Quem seria capaz de me arrancar esta vontade, podem tentar anulá-la a partir da perseguição, preconceito, marginalização, interesses mesquinhos e medíocres, invejas, podem obscurecê-la com máscaras e véus, rótulos e patentes? Nada pode arrancar-me esta vontade senão quando alguém perspicaz e inteligente tiver a ousadia de modificar os meus desejos. Pois bem, direi com todas as palavras e letras legíveis: “modificai-os, apresentai-me, senhores, outro fim, oferecei-me novas utopias e sonhos, novos ideais”.
Se vós mais mostrais, desde que reconheça eu serem realmente utopias e sonhos, ideais, não terei nada a dizer, a contradizer, seguindo-as por onde forem, tentando realizá-los com sinceridade, mas se não os reconhecer como tais, direi sim sobre a tentativa de trapacear com interesses próprios (aliás, qual a trapaça que não seja em benefício próprio; há redundância de sentido, não me importa). Tereis de abaixar a cabeça, se fordes realmente sincera, não apenas um gesto gratuito, mas a vida.
Enquanto espero que me apresentais, ofereçais de coração e espírito, recuso-me a tomar um chiqueiro por um palácio de cristal. Isto até por bom senso: o chiqueiro é chiqueiro, palácio de cristal é palácio de cristal, a menos que esteja afastado de minhas faculdades mentais, seja insano, não distinguindo ambos. Posso afiançar-vos que o chiqueiro não é o meu habitat, não nasci para me locomover num espaço cercado de madeira ou cimento no meio da merda, da sujeira, do odor fétido entra dia e sai dia; posso afiançar-vos que não, digo com toda a sapiência que se me anunciou não faz um segundo, essa não é apenas a minha “verdade”, e a de todos nós, de toda gente, de vós. Não nascemos para viver no chiqueiro.

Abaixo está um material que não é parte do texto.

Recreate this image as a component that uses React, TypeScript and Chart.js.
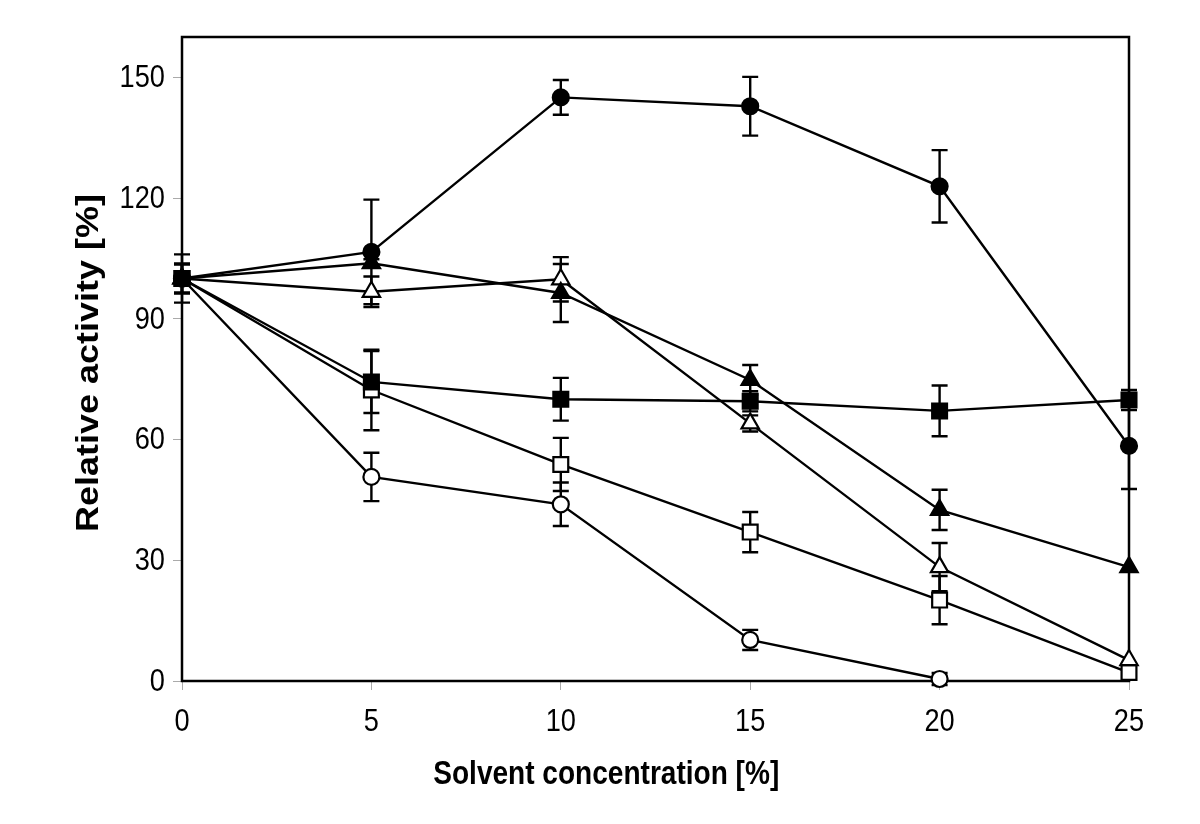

Uma palavrinha acerca de uma espécie de doidos – creio possais legar-me -, porque seria um grande mal não os pôr igualmente em cena quando honram tanto o meu palácio de cristal. Quero referir-me aos ricos que, vendo chegar o fim dos seus dias, providenciam grandiosos preparativos para uma passagem magnífica ao túmulo. É com grande prazer que se observa como esses moribundos se aplicam seriamente ás suas pompas fúnebres. Estabelecem, artigo por artigo, quantos círios e quantas velas devem arder nos seus funerais, quantas pessoas vestidas de luto, quantos músicos, quantos carpidores devem acompanhar o féretro, quem iria ler o discurso sobre ele próprio, o epitáfio que constaria na lápide de mármore, como se, depois de mortos, ainda pudesse conservar alguma consciência para gozar o espetáculo, ou soubesse ao certo que os mortos costumam ficar envergonhados quando os seus cadáveres não são sepultados com a magnificência exigida por seu próprio estado. Finalmente, parece que esses ricos consideram a morte como um cargo de edil, que os obrigue a ordenar festas populares e banquetes.
Rides. Podeis rir a mais não poderdes com esses dizeres acima, com essas palavras, uma imagem, sim, mas imagem que mergulha nos liames da metáfora e do desejo de poesia, e assim re-costando a cabeça no peito aconchegante. Nossa... Se lerdes vezes sem conta esse dia de minha missiva a vós, até esse momento, e passásseis a meditar o que estou dizendo em verdade, não creio que a insônia se tornasse constante, uma continuidade sem limites, mas algumas noites seriam gastas apenas para imaginar a profundidade dessas palavras que acima vos disse, num tom, digamos desde logo, espontâneo e simples, mas de repente, relendo o parágrafo, desde o início, percebi, intui quais poderiam ser os ângulos de análise, tomando em conta a psique humana e as suas sendas perdidas - claro, não percepção de algo simples, legível sem muitas dificuldades.